Select, from the material below, each line with "diagram" in it.
---
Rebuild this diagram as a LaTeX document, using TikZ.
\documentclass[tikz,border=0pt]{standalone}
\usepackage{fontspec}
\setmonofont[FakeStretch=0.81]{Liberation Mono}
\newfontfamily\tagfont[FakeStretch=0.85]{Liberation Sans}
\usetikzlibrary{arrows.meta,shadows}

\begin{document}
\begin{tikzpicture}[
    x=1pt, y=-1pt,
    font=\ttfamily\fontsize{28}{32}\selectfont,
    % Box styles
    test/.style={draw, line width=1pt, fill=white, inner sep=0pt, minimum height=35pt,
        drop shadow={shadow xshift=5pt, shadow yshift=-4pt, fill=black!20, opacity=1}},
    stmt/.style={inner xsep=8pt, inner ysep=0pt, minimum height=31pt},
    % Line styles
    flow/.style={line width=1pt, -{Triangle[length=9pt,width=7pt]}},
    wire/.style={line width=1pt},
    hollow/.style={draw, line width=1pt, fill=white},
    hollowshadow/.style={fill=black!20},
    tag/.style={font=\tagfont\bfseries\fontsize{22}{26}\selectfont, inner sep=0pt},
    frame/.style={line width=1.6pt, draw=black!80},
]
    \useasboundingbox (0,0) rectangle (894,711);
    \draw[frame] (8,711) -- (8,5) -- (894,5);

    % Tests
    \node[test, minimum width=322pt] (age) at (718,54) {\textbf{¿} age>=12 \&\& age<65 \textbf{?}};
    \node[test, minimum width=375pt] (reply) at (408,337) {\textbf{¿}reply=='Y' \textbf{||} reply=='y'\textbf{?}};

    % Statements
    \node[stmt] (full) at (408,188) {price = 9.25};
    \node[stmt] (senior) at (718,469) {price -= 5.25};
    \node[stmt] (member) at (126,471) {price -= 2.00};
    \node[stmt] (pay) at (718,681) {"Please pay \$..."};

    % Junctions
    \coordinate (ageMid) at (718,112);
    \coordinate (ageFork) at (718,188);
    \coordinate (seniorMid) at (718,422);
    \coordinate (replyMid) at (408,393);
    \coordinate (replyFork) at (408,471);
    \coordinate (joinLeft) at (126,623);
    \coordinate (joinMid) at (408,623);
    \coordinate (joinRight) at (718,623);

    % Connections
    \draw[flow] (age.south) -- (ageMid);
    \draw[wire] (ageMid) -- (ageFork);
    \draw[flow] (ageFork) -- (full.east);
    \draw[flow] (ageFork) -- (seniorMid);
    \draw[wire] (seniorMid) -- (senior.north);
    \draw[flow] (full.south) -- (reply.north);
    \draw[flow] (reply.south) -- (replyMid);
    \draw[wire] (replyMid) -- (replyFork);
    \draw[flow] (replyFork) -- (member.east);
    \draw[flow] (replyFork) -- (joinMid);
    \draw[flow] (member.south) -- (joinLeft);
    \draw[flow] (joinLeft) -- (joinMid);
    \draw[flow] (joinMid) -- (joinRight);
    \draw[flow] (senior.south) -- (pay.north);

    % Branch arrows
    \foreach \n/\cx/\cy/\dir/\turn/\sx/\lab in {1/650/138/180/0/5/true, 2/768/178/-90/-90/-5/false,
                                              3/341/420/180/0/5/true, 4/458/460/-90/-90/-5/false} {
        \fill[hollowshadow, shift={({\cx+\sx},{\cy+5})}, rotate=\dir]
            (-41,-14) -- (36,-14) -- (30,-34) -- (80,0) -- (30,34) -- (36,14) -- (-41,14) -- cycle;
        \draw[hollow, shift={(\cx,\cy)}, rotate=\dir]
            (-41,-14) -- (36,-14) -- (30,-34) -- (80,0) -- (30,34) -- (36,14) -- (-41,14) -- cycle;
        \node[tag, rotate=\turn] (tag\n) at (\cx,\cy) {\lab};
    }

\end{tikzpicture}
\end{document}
---
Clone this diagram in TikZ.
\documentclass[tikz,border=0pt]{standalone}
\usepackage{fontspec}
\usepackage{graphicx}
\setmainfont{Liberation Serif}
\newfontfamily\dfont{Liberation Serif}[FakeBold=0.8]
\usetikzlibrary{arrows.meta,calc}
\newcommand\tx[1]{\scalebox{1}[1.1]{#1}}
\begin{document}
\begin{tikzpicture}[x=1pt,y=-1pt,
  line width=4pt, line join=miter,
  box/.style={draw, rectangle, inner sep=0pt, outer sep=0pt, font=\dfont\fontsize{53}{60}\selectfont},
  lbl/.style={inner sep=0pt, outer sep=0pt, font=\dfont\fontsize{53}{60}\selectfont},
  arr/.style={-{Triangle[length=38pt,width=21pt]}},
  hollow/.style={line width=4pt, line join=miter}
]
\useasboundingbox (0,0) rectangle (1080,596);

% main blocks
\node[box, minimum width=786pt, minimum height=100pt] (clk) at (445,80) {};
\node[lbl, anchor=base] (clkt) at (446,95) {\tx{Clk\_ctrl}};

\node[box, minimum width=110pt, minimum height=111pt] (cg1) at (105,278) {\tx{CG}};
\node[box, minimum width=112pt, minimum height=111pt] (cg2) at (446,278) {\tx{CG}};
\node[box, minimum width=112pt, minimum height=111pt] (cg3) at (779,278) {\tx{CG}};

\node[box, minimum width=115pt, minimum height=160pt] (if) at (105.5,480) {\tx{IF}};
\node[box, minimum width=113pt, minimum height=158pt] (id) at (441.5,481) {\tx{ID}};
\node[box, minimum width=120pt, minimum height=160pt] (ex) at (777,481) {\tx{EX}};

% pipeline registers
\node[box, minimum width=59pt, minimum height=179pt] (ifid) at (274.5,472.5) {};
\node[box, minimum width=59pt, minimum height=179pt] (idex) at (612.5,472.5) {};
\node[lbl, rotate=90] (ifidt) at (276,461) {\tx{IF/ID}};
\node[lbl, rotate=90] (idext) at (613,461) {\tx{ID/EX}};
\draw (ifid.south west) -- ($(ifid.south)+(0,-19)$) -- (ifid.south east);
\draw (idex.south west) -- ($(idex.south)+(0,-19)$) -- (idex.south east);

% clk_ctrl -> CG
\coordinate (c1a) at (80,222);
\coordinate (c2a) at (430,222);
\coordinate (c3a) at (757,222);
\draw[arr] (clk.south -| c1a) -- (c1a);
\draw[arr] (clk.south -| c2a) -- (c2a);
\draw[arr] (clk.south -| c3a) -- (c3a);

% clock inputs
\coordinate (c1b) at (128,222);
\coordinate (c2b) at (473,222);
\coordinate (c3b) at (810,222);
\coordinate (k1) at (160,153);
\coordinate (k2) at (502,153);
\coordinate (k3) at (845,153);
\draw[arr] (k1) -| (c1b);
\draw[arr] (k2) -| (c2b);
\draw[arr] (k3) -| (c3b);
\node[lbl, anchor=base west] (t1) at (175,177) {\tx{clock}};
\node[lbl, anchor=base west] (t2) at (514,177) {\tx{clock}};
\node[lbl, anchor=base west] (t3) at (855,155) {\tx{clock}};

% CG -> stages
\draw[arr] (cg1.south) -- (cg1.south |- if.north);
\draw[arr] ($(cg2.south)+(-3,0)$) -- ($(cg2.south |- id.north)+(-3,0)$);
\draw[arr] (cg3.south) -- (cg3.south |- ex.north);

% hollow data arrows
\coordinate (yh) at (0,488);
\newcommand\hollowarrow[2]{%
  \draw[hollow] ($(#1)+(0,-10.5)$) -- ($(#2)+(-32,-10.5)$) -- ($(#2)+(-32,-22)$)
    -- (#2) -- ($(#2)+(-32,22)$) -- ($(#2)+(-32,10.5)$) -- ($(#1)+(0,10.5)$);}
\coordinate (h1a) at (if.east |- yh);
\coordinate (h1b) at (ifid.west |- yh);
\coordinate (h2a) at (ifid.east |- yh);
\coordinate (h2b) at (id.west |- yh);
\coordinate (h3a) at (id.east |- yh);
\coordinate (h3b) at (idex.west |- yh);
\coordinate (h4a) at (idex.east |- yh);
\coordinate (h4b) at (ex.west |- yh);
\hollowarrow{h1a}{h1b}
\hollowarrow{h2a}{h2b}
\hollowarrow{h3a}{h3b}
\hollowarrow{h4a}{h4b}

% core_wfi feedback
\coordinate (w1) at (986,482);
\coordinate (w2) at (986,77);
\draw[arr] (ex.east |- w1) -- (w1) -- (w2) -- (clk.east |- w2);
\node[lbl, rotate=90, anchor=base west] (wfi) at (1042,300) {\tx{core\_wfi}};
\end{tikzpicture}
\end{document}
---
(The output):
Rebuild this diagram as a LaTeX document, using TikZ.
Clone this diagram in TikZ.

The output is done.